// Includes
#include "stdafx.h"
#include <iostream>
#include <conio.h>
usingnamespace std;
// Prototypes
double kineticEnergy(double mass , double meters);
double getKE();
// Main Function
int main()
{
double mass , meters , KE , Energy;
cout << "This will calculate how much kinetic energy an object has.\n\n";
cout.setf(ios_base::fixed , ios_base::floatfield);
cout.precision(2);
KE = getKE();
Energy = kineticEnergy(mass , meters);
cout << "The object with a mass weight and velocity of " << Energy << " kilograms and meters." << KE << endl;
_getch();
return 0;
}
// Get Kinetic Energy Function
double getKE()
{
double mass , meters;
cout << "Enter the objects weight in kilograms: ";
cin >> mass;
cout << "Enter the objects velocity in meters: ";
cin >> meters;
cout << "\n\n";
return mass;
return meters;
}
// Kinetic Energy Function
double kineticEnergy(double mass , double meters)
{
return (1.0 / 2.0) * (mass * meters) * 2;
}
Im having a problem at line 22, when i go to compile it get 2 errors saying
unitialized local varibales mass and meters used.
I need the kinetic energy function to return that result to where its called in the function, any ideas on how to fix this.
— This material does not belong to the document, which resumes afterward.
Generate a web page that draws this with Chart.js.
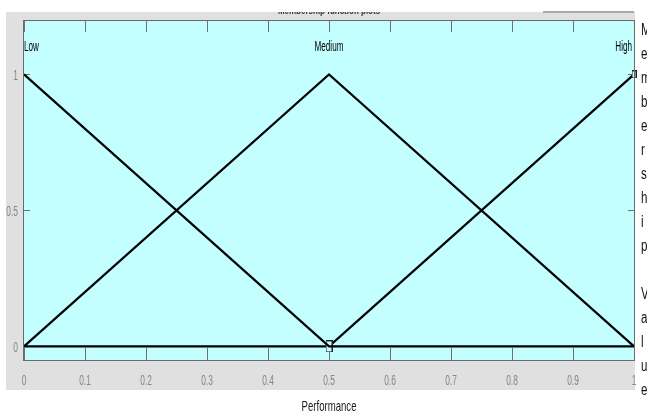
<!DOCTYPE html>
<html>
<head>
<meta charset="utf-8">
<script src="https://cdn.jsdelivr.net/npm/chart.js@4.4.1/dist/chart.umd.min.js"></script>
<style>
  html, body { margin: 0; padding: 0; background: #ffffff; }
  #wrap { width: 647px; height: 416px; position: relative; }
</style>
</head>
<body>
<div id="wrap"><canvas id="mfChart" width="647" height="416"></canvas></div>
<script>
"use strict";

// membership functions (triangles over the same breakpoints)
var mfNames = ['Low', 'Medium', 'High'];
var mfX = [0, 0.5, 1];
var lowY = [1, 0, 0];
var mediumY = [0, 1, 0];
var highY = [0, 0, 1];

var xTicks = [0, 0.1, 0.2, 0.3, 0.4, 0.5, 0.6, 0.7, 0.8, 0.9, 1];
var yTicks = [0, 0.5, 1];
var xTitle = 'Performance';
var yTitle = 'Membership Value';
var plotTitle = 'Membership function plots';

var series = [lowY, mediumY, highY];
var family = "'Liberation Sans', Arial, sans-serif";

function toPoints(ys) {
    var pts = [];
    for (var i = 0; i < mfX.length; i++) {
        pts.push({x: mfX[i], y: ys[i]});
    }
    return pts;
}

// the screenshot text is squeezed sideways, so draw it narrowed
function narrowText(ctx, text, x, y, align, sx) {
    ctx.save();
    ctx.translate(x, y);
    ctx.scale(sx, 1);
    ctx.textAlign = align;
    ctx.fillText(text, 0, 0);
    ctx.restore();
}

// small outlined handles like the ones on the selected mf
function makeHandle(w, h) {
    var c = document.createElement('canvas');
    c.width = w;
    c.height = h;
    var g = c.getContext('2d');
    g.fillStyle = '#c4ffff';
    g.fillRect(0, 0, w, h);
    g.strokeStyle = '#222222';
    g.lineWidth = 1;
    g.strokeRect(0.5, 0.5, w - 1, h - 1);
    return c;
}
var midHandle = makeHandle(7, 12);
var endHandle = makeHandle(5, 8);

var matlabLook = {
    id: 'matlabLook',
    beforeDraw: function(chart) {
        var ctx = chart.ctx;
        var a = chart.chartArea;
        ctx.save();
        ctx.fillStyle = '#ffffff';
        ctx.fillRect(0, 0, chart.width, chart.height);
        ctx.fillStyle = '#e0e0e0';
        ctx.fillRect(6, 12, a.right - 6 + 1, 390 - 12);
        ctx.strokeStyle = '#a8a8a8';
        ctx.lineWidth = 2;
        ctx.beginPath();
        ctx.moveTo(543, 12);
        ctx.lineTo(a.right, 12);
        ctx.stroke();
        ctx.fillStyle = '#c4ffff';
        ctx.fillRect(a.left, a.top, a.right - a.left, a.bottom - a.top);

        // title, cut by the top of the panel
        ctx.beginPath();
        ctx.rect(0, 12, chart.width, 20);
        ctx.clip();
        ctx.fillStyle = '#333333';
        ctx.font = "bold 10px " + family;
        ctx.textBaseline = 'middle';
        narrowText(ctx, plotTitle, (a.left + a.right) / 2, 11, 'center', 0.8);
        ctx.restore();

        // inner tick marks
        var xs = chart.scales.x, ys = chart.scales.y;
        ctx.save();
        ctx.strokeStyle = '#707070';
        ctx.lineWidth = 1;
        ctx.beginPath();
        for (var i = 0; i < xTicks.length; i++) {
            var px = Math.round(xs.getPixelForValue(xTicks[i])) + 0.5;
            ctx.moveTo(px, a.top);
            ctx.lineTo(px, a.top + 12);
            ctx.moveTo(px, a.bottom);
            ctx.lineTo(px, a.bottom - 12);
        }
        for (var j = 0; j < yTicks.length; j++) {
            var py = Math.round(ys.getPixelForValue(yTicks[j])) + 0.5;
            ctx.moveTo(a.left, py);
            ctx.lineTo(a.left + 6, py);
            ctx.moveTo(a.right, py);
            ctx.lineTo(a.right - 6, py);
        }
        ctx.stroke();

        // tick labels, placed by the scales
        ctx.fillStyle = '#858585';
        ctx.font = "15px " + family;
        ctx.textBaseline = 'middle';
        for (var m = 0; m < xTicks.length; m++) {
            narrowText(ctx, String(xTicks[m]), xs.getPixelForValue(xTicks[m]), a.bottom + 21, 'center', 0.56);
        }
        for (var n = 0; n < yTicks.length; n++) {
            narrowText(ctx, String(yTicks[n]), a.left - 6, ys.getPixelForValue(yTicks[n]) + 1, 'right', 0.56);
        }

        // x title below the panel
        ctx.fillStyle = '#1a1a1a';
        ctx.font = "15px " + family;
        narrowText(ctx, xTitle, (a.left + a.right) / 2, 407, 'center', 0.64);
        ctx.restore();
    },
    afterDatasetsDraw: function(chart) {
        var ctx = chart.ctx;
        var a = chart.chartArea;
        var xs = chart.scales.x, ys = chart.scales.y;
        ctx.save();
        ctx.strokeStyle = '#6a6a6a';
        ctx.lineWidth = 1;
        ctx.strokeRect(a.left - 0.5, a.top + 0.5, a.right - a.left + 1, a.bottom - a.top);

        // mf names above each peak
        ctx.fillStyle = '#000000';
        ctx.font = "14px " + family;
        ctx.textBaseline = 'middle';
        var aligns = ['left', 'center', 'right'];
        for (var i = 0; i < mfNames.length; i++) {
            var ysr = series[i];
            var peak = mfX[ysr.indexOf(Math.max.apply(null, ysr))];
            narrowText(ctx, mfNames[i], xs.getPixelForValue(peak) + (i === 2 ? -2 : 0), ys.getPixelForValue(1.1), aligns[i], 0.58);
        }

        // y title, one letter per line on the right
        ctx.font = "16px " + family;
        ctx.fillStyle = '#111111';
        var letters = yTitle.split('');
        for (var k = 0; k < letters.length; k++) {
            narrowText(ctx, letters[k], 641, 31 + k * 24, 'left', 0.72);
        }
        ctx.restore();
    }
};

var ctx = document.getElementById('mfChart').getContext('2d');
var myChart = new Chart(ctx, {
    type: 'line',
    data: {
        datasets: mfNames.map(function(name, i) {
            return {
                label: name,
                data: toPoints(series[i]),
                borderColor: '#000000',
                borderWidth: 2.2,
                fill: false,
                tension: 0,
                clip: 4,
                pointStyle: function(c) {
                    return c.dataIndex === 1 ? midHandle : endHandle;
                },
                pointRadius: function(c) {
                    // handles only on the last mf
                    return (i === 2 && c.dataIndex > 0) ? 5 : 0;
                }
            };
        })
    },
    plugins: [matlabLook],
    options: {
        responsive: false,
        devicePixelRatio: 1,
        animation: false,
        layout: {
            padding: {top: 20, right: 13, left: 0, bottom: 0}
        },
        plugins: {
            legend: {display: false},
            tooltip: {enabled: false}
        },
        scales: {
            x: {
                type: 'linear',
                min: 0,
                max: 1,
                grid: {display: false, drawTicks: false},
                border: {display: false},
                ticks: {display: false},
                afterBuildTicks: function(scale) {
                    scale.ticks = xTicks.map(function(v) { return {value: v}; });
                },
                afterFit: function(scale) { scale.height = 56; }
            },
            y: {
                type: 'linear',
                min: -0.05,
                max: 1.2,
                grid: {display: false, drawTicks: false},
                border: {display: false},
                ticks: {display: false},
                afterBuildTicks: function(scale) {
                    scale.ticks = yTicks.map(function(v) { return {value: v}; });
                },
                afterFit: function(scale) { scale.width = 24; }
            }
        }
    }
});
</script>
</body>
</html>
A function can only return one piece of data. When two "return" statements are contiguous, the second "return" is ignored completely. To overcome this restriction, you have a few options:
1) declare two "double" formal parameters of type "double &" and assign the values to them.
2) declare a structure [with two "double" members] and return an instance of it; using "mass" and "meters" to initialise the instance. For example:
Isn't that the wrong formula for K.E. ?
It should be ½mv²
where m is the mass, v is the velocity (in metres per second).
that can be expressed as 0.5 * m * v * v
Sorry, I know my remarks are off-topic in a C++ discussion, but it did look to me as though "squared" had been misinterpreted as "multiply by two".
(1.0 / 2.0) * (mass * meters) * 2;
and (1.0 / 2.0) * (mass * meters * meters);
will give identical results for the case where meters == 2
(or meters == 0)
It will still compile and execute either way, but of course the results will be different.
Edit:
In fact this expression (1.0 / 2.0) * (mass * meters) * 2 will simplify, the 1/2 and *2 cancel out. That just leaves mass * meters which is the formula for a different quantity, linear momentum.
// Includes
#include "stdafx.h"
#include <iostream>
#include <conio.h>
usingnamespace std;
// Prototypes
double kineticEnergy(double mass , double meters);
double getKE(); //returns one value
// Main Function
int main()
{
double mass , meters , KE , Energy; //(*) these variables
cout << "This will calculate how much kinetic energy an object has.\n\n";
cout.setf(ios_base::fixed , ios_base::floatfield);
cout.precision(2);
KE = getKE();
Energy = kineticEnergy(mass , meters);
cout << "The object with a mass weight and velocity of " << Energy << " kilograms and meters." << KE << endl;
_getch();
return 0;
} // (*) die here
// Get Kinetic Energy Function
double getKE()
{
double mass , meters; //these are different that the ones on (*)
cout << "Enter the objects weight in kilograms: ";
cin >> mass;
cout << "Enter the objects velocity in meters: ";
cin >> meters;
cout << "\n\n";
return mass;
return meters; //this line is never executed
}
// Kinetic Energy Function
double kineticEnergy(double mass , double meters)
{
return (1.0 / 2.0) * (mass * meters) * 2; //this equation is incorrect
}
int main()
{
double mass , meters , KE , Energy;
cout << "This will calculate how much kinetic energy an object has.\n\n";
cout.setf(ios_base::fixed , ios_base::floatfield);
cout.precision(2);
getKE(mass, meters); //stores mass & meters values to vars in main.
Energy = kineticEnergy(mass, meters); //passes new values.
//+ cout statement here
_getch();
return 0;
}
// Get Kinetic Energy Function
double getKE(double & mass, double & meters) // pass by reference
{
double mass , meters;
cout << "Enter the objects weight in kilograms: ";
cin >> mass;
cout << "Enter the objects velocity in meters: ";
cin >> meters;
cout << "\n\n";
return mass;return meters;
}
// Kinetic Energy Function
double kineticEnergy(double mass , double meters)
{
return (1.0 / 2.0) * (mass * meters) * 2; //this equation is incorrect
}
It means you are passing by reference. When you don't have them, you are passing by value. When passing by value, new copies of the variables are made in the new function, and the values of the original variables don't change. When you pass by reference, you are sending a 'reference' to the variables themselves, so whatever operations you perform on those variables in said function will affect the values of the variables.